Portal Server - Application

  • AkuityPortalServerErrors (critical): any HTTP 5xx from the portal API.
  • AkuityPortalServerSlowResponses (warning): average response time above monitoring.alerts.portalServer.slowResponseAvgSeconds.
  • AkuityPortalServerSlowResponsesP90 (warning): p90 response time above monitoring.alerts.portalServer.slowResponseP90Seconds.

The response time thresholds are configurable via monitoring.alerts.portalServer.slowResponseAvgSeconds and monitoring.alerts.portalServer.slowResponseP90Seconds. Self-hosted installations on slower hardware or with higher-latency database connections may want to raise these thresholds.

Remediation:

  • Check portal server logs for error details
  • Review database query performance
  • Check for upstream service degradation (SSO provider, etc.)
  • Review recent deployments for regressions

Addon Controller

Only deployed when addonController.enabled: true.

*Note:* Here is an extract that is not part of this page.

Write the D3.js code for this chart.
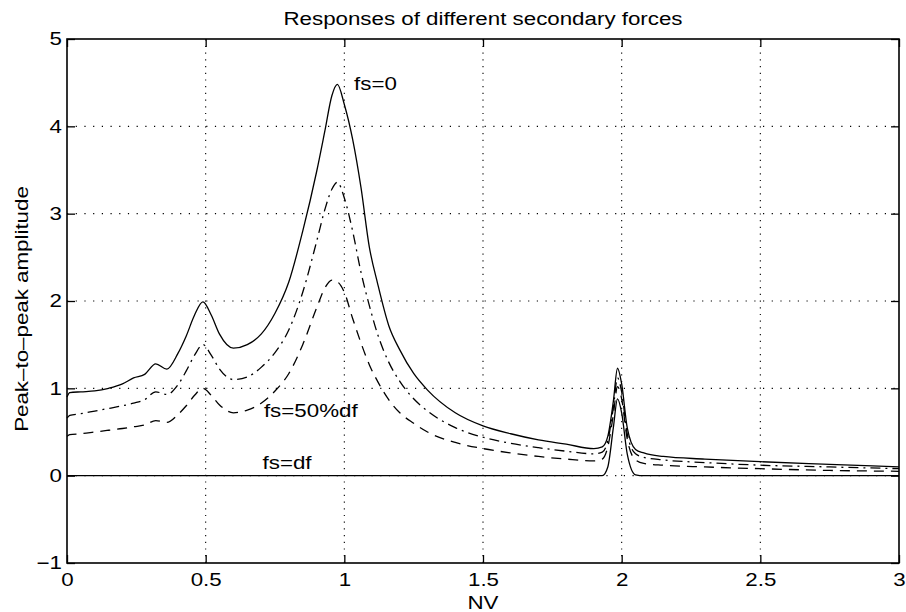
<!DOCTYPE html>
<html>
<head>
<meta charset="utf-8">
<script src="https://cdn.jsdelivr.net/npm/d3@7"></script>
<style>
  html, body { margin: 0; padding: 0; background: #fff; }
  svg text { font-family: "Liberation Sans", Arial, Helvetica, sans-serif; fill: #000; }
</style>
</head>
<body>
<svg id="chart" width="906" height="612"></svg>
<script>
// Frequency ratio samples shared by every response curve
const nv = [0, 0.01, 0.05, 0.1, 0.15, 0.2, 0.24, 0.28, 0.32, 0.36, 0.4, 0.43, 0.46, 0.49, 0.52, 0.55,
  0.6, 0.65, 0.7, 0.75, 0.8, 0.85, 0.9, 0.93, 0.955, 0.975, 1.0, 1.03, 1.06, 1.09, 1.12, 1.16, 1.2,
  1.25, 1.3, 1.4, 1.5, 1.6, 1.7, 1.8, 1.9, 1.93, 1.95, 1.97, 1.985, 2.0, 2.02, 2.05, 2.08, 2.15,
  2.3, 2.5, 2.75, 3.0];

// Peak-to-peak amplitude, fs = 0 (solid)
const ampFs0 = [0.90, 0.95, 0.96, 0.97, 1.00, 1.05, 1.12, 1.16, 1.28, 1.22, 1.40, 1.60, 1.84, 1.99, 1.84, 1.62,
  1.46, 1.50, 1.62, 1.86, 2.22, 2.80, 3.48, 3.95, 4.35, 4.48, 4.25, 3.85, 3.30, 2.62, 2.20, 1.72, 1.44,
  1.17, 0.98, 0.72, 0.57, 0.48, 0.41, 0.36, 0.31, 0.33, 0.45, 0.85, 1.23, 1.05, 0.55, 0.30, 0.26, 0.22,
  0.19, 0.16, 0.13, 0.10];

// Intermediate secondary force (dash-dot)
const ampFsMid = [0.66, 0.69, 0.71, 0.74, 0.77, 0.80, 0.83, 0.87, 0.96, 0.93, 1.04, 1.20, 1.38, 1.50, 1.38, 1.22,
  1.10, 1.13, 1.24, 1.41, 1.67, 2.10, 2.68, 3.05, 3.28, 3.36, 3.18, 2.80, 2.33, 1.95, 1.62, 1.30, 1.08,
  0.88, 0.74, 0.55, 0.44, 0.37, 0.32, 0.28, 0.25, 0.27, 0.40, 0.78, 1.12, 0.96, 0.48, 0.25, 0.21, 0.18,
  0.15, 0.12, 0.10, 0.08];

// fs = 50% df (dashed)
const ampFsHalf = [0.45, 0.47, 0.48, 0.50, 0.52, 0.54, 0.56, 0.58, 0.63, 0.61, 0.70, 0.80, 0.92, 1.00, 0.92, 0.81,
  0.72, 0.75, 0.83, 0.97, 1.17, 1.50, 1.92, 2.15, 2.24, 2.22, 2.10, 1.80, 1.52, 1.27, 1.08, 0.87, 0.72,
  0.60, 0.50, 0.38, 0.31, 0.26, 0.22, 0.19, 0.17, 0.19, 0.33, 0.70, 1.02, 0.88, 0.42, 0.18, 0.14, 0.12,
  0.10, 0.08, 0.06, 0.05];

// fs = df (solid, only the 2x response remains)
const ampFsDf = [0, 0, 0, 0, 0, 0, 0, 0, 0, 0, 0, 0, 0, 0, 0, 0,
  0, 0, 0, 0, 0, 0, 0, 0, 0, 0, 0, 0, 0, 0, 0, 0, 0,
  0, 0, 0, 0, 0, 0, 0, 0, 0, 0.10, 0.55, 0.88, 0.72, 0.25, 0.01, 0, 0,
  0, 0, 0, 0];

const xTicks = [0, 0.5, 1, 1.5, 2, 2.5, 3];
const yTicks = [-1, 0, 1, 2, 3, 4, 5];

const titleText = "Responses of different secondary forces";
const xLabelText = "NV";
const yLabelText = "Peak\u2013to\u2013peak amplitude";

// Curve annotations: [text, nv, amplitude]
const curveNotes = [
  ["fs=0", 1.035, 4.42],
  ["fs=50%df", 0.71, 0.67],
  ["fs=df", 0.705, 0.08]
];

const margin = { left: 67, right: 7, top: 39, bottom: 49 };
const W = 906, H = 612;
const svg = d3.select("#chart");

const x = d3.scaleLinear().domain([0, 3]).range([margin.left, W - margin.right]);
const y = d3.scaleLinear().domain([-1, 5]).range([H - margin.bottom, margin.top]);

const tickLen = 8;
const fontSize = 18;
const stretch = 1.24;   // the lettering is set wide

// widen a text element horizontally while keeping its anchor
function widen(sel) {
  sel.each(function () {
    const len = this.getComputedTextLength();
    if (len > 0) {
      d3.select(this).attr("textLength", len * stretch).attr("lengthAdjust", "spacingAndGlyphs");
    }
  });
}

// dotted grid
const grid = svg.append("g").attr("stroke", "#000").attr("stroke-width", 1.1);
grid.selectAll("line.gx").data(xTicks.slice(1, -1)).join("line")
  .attr("x1", d => x(d)).attr("x2", d => x(d))
  .attr("y1", y(-1)).attr("y2", y(5))
  .attr("stroke-dasharray", "1.2,5.5");
grid.selectAll("line.gy").data(yTicks.slice(1, -1)).join("line")
  .attr("y1", d => y(d)).attr("y2", d => y(d))
  .attr("x1", x(0)).attr("x2", x(3))
  .attr("stroke-dasharray", "1.2,7.5");

// axes with inward ticks on all four sides
const axB = d3.axisBottom(x).tickValues(xTicks).tickSize(-tickLen).tickPadding(10)
  .tickFormat(d3.format("~g"));
const axT = d3.axisTop(x).tickValues(xTicks).tickSize(-tickLen).tickFormat("");
const axL = d3.axisLeft(y).tickValues(yTicks).tickSize(-tickLen).tickPadding(5)
  .tickFormat(d => d < 0 ? "\u2212" + Math.abs(d) : d);
const axR = d3.axisRight(y).tickValues(yTicks).tickSize(-tickLen).tickFormat("");

function styleAxis(g) {
  g.select(".domain").remove();
  g.selectAll(".tick line").attr("stroke", "#000").attr("stroke-width", 1.3);
  g.selectAll(".tick text").attr("font-size", fontSize).attr("font-family", null)
    .attr("fill", "#000").call(widen);
}
svg.append("g").attr("transform", `translate(0,${y(-1)})`).call(axB).call(styleAxis);
svg.append("g").attr("transform", `translate(0,${y(5)})`).call(axT).call(styleAxis);
svg.append("g").attr("transform", `translate(${x(0)},0)`).call(axL).call(styleAxis);
svg.append("g").attr("transform", `translate(${x(3)},0)`).call(axR).call(styleAxis);

// frame
svg.append("rect")
  .attr("x", x(0)).attr("y", y(5))
  .attr("width", x(3) - x(0)).attr("height", y(-1) - y(5))
  .attr("fill", "none").attr("stroke", "#000").attr("stroke-width", 1.6);

// response curves
const series = [
  { values: ampFsDf, dash: null },
  { values: ampFsHalf, dash: "10,7" },
  { values: ampFsMid, dash: "10,5,2,5" },
  { values: ampFs0, dash: null }
];
const line = d3.line()
  .x(d => x(d[0])).y(d => y(d[1]))
  .curve(d3.curveMonotoneX);
svg.append("g").selectAll("path").data(series).join("path")
  .attr("d", s => line(nv.map((v, i) => [v, s.values[i]])))
  .attr("fill", "none").attr("stroke", "#000").attr("stroke-width", 1.3)
  .attr("stroke-dasharray", s => s.dash);

// curve annotations
svg.append("g").selectAll("text").data(curveNotes).join("text")
  .attr("x", d => x(d[1])).attr("y", d => y(d[2]))
  .attr("font-size", fontSize)
  .text(d => d[0])
  .call(widen);

// title and axis labels
svg.append("text").attr("x", (x(0) + x(3)) / 2).attr("y", 25)
  .attr("text-anchor", "middle").attr("font-size", fontSize).text(titleText).call(widen);
svg.append("text").attr("x", (x(0) + x(3)) / 2).attr("y", 609)
  .attr("text-anchor", "middle").attr("font-size", fontSize).text(xLabelText).call(widen);
svg.append("text")
  .attr("transform", `translate(28,${(y(-1) + y(5)) / 2 + 8}) rotate(-90)`)
  .attr("text-anchor", "middle").attr("font-size", fontSize).text(yLabelText).call(widen);
</script>
</body>
</html>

  • AkuityAddonControllerErrors (warning)
  • AkuitySlowAddonControllerReconciliation (warning): configurable at monitoring.alerts.addonController.slowReconcileP90Seconds
  • AkuitySlowAddonControllerEnqueue (warning): configurable at monitoring.alerts.addonController.slowEnqueueP90Seconds
  • AkuityMissingAddonController*Heartbeat: 3 critical heartbeat alerts

Remediation:

  • Check addon controller logs for error details
  • Verify the addon controller pod is running and not crash-looping
  • Review recent changes to addon definitions or cluster addon configurations
  • For heartbeat alerts, restart the addon controller pod if it appears stuck

Notification Controller

Only deployed when notificationController.enabled: true.

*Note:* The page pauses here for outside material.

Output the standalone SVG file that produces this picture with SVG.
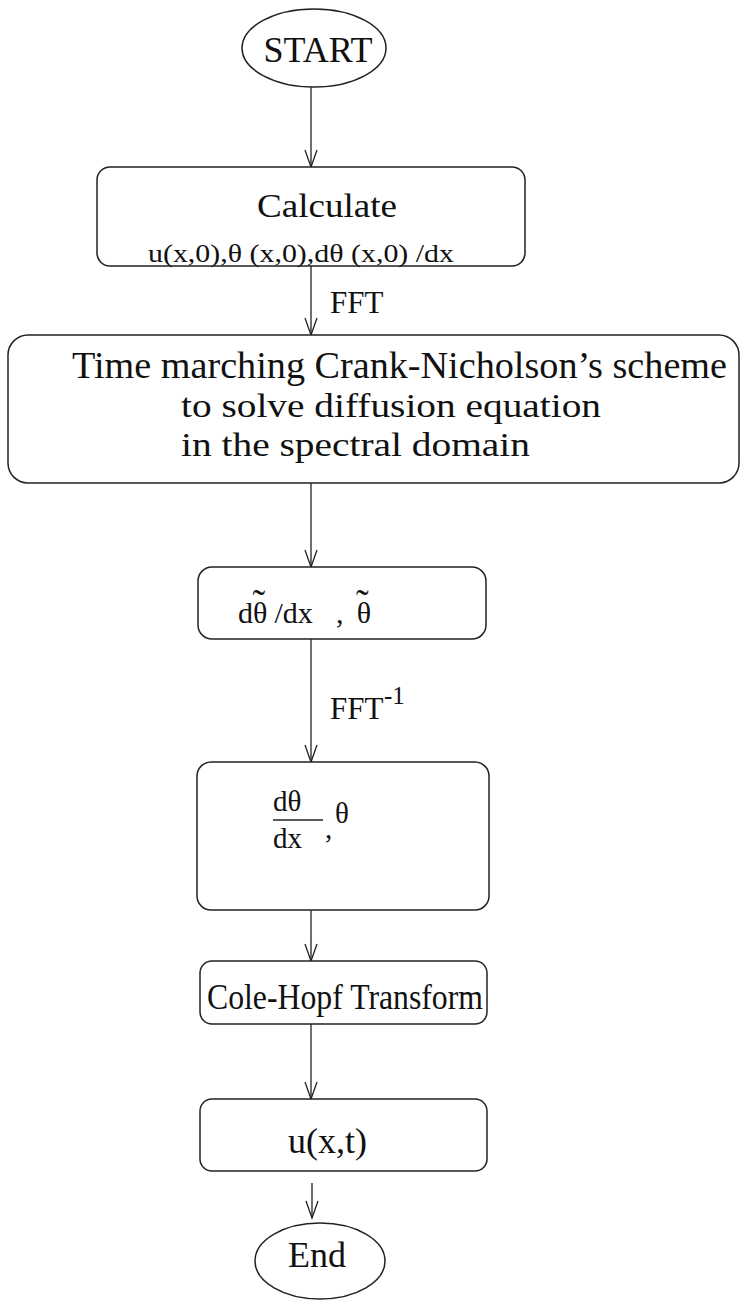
<svg xmlns="http://www.w3.org/2000/svg" width="742" height="1300" viewBox="0 0 742 1300">
<style>
.s{fill:#fff;stroke:#222;stroke-width:1.5}
.t{font-family:"Liberation Serif","Times New Roman",serif;fill:#111}
.c{stroke:#222;stroke-width:1.3;fill:none}
</style>
<g id="connectors">
<line class="c" x1="311" y1="87" x2="311" y2="167"/>
<line class="c" x1="311" y1="266" x2="311" y2="335"/>
<line class="c" x1="311" y1="482" x2="311" y2="567"/>
<line class="c" x1="311" y1="639" x2="311" y2="762"/>
<line class="c" x1="311" y1="910" x2="311" y2="961"/>
<line class="c" x1="311" y1="1024" x2="311" y2="1099"/>
<line class="c" x1="312" y1="1183" x2="312" y2="1218"/>
<polyline class="c" points="305,150 311,167 317,150"/>
<polyline class="c" points="305,318 311,335 317,318"/>
<polyline class="c" points="305,550 311,567 317,550"/>
<polyline class="c" points="305,745 311,762 317,745"/>
<polyline class="c" points="305,944 311,961 317,944"/>
<polyline class="c" points="305,1082 311,1099 317,1082"/>
<polyline class="c" points="306,1201 312,1218 318,1201"/>
<text class="t" x="330" y="313" font-size="31">FFT</text>
<text class="t" x="330" y="719" font-size="31">FFT</text>
<text class="t" x="384" y="704" font-size="25">-1</text>
</g>
<g id="start">
<ellipse class="s" cx="314" cy="48" rx="72" ry="39"/>
<text class="t" x="318" y="62" font-size="36" text-anchor="middle">START</text>
</g>
<g id="calculate">
<rect class="s" x="97" y="167" width="428" height="99" rx="13"/>
<text class="t" x="257" y="217" font-size="33" textLength="140" lengthAdjust="spacingAndGlyphs">Calculate</text>
<text class="t" x="148" y="262" font-size="26" textLength="306" lengthAdjust="spacingAndGlyphs">u(x,0),θ (x,0),dθ (x,0) /dx</text>
</g>
<g id="crank">
<rect class="s" x="8" y="335" width="731" height="148" rx="20"/>
<text class="t" x="72" y="378" font-size="37" textLength="655" lengthAdjust="spacingAndGlyphs">Time marching Crank-Nicholson’s scheme</text>
<text class="t" x="181" y="417" font-size="34" textLength="420" lengthAdjust="spacingAndGlyphs">to solve diffusion equation</text>
<text class="t" x="181" y="456" font-size="34" textLength="349" lengthAdjust="spacingAndGlyphs">in the spectral domain</text>
</g>
<g id="spectral">
<rect class="s" x="198" y="567" width="288" height="72" rx="14"/>
<text class="t" x="238" y="623" font-size="30">dθ<tspan font-size="38" dx="-15" dy="-7">˜</tspan><tspan dx="2" dy="7"> /dx</tspan></text>
<text class="t" x="336" y="623" font-size="30">,</text>
<text class="t" x="356" y="623" font-size="30">θ<tspan font-size="38" dx="-15" dy="-7">˜</tspan></text>
</g>
<g id="physical">
<rect class="s" x="197" y="762" width="292" height="148" rx="14"/>
<text class="t" x="273" y="811" font-size="29">dθ</text>
<line x1="273" y1="820" x2="323" y2="820" stroke="#222" stroke-width="1.3"/>
<text class="t" x="273" y="848" font-size="29">dx</text>
<text class="t" x="325" y="838" font-size="29">,</text>
<text class="t" x="335" y="823" font-size="29">θ</text>
</g>
<g id="colehopf">
<rect class="s" x="200" y="961" width="287" height="63" rx="12"/>
<text class="t" x="207" y="1009" font-size="36" textLength="276" lengthAdjust="spacingAndGlyphs">Cole-Hopf Transform</text>
</g>
<g id="uxt">
<rect class="s" x="200" y="1099" width="287" height="72" rx="12"/>
<text class="t" x="288" y="1153" font-size="36">u(x,t)</text>
</g>
<g id="end">
<ellipse class="s" cx="320" cy="1261" rx="65" ry="38"/>
<text class="t" x="288" y="1267" font-size="36">End</text>
</g>
</svg>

  • AkuityNotificationControllerErrors (warning)
  • AkuitySlowNotificationControllerReconciliation (warning): configurable at monitoring.alerts.notificationController.slowReconcileP90Seconds
  • AkuitySlowNotificationControllerEnqueue (warning): configurable at monitoring.alerts.notificationController.slowEnqueueP90Seconds
  • AkuityMissingNotificationController*Heartbeat: 3 critical heartbeat alerts
  • AkuityHighNotificationDeliveryFailureRate (warning): configurable at monitoring.alerts.notificationController.deliveryFailureRateThreshold
  • AkuityHighNotificationPendingRate (warning): configurable at monitoring.alerts.notificationController.pendingRateThreshold

The delivery failure and pending rate thresholds are configurable via monitoring.alerts.notificationController.deliveryFailureRateThreshold and monitoring.alerts.notificationController.pendingRateThreshold. Both alerts exclude the web delivery method and require at least 10 notifications in the window to avoid noisy alerts on low-volume deployments.

Remediation:

  • Check notification controller logs for error details
  • Verify SMTP configuration if using email delivery
  • Review notification target availability (webhooks, Slack, etc.)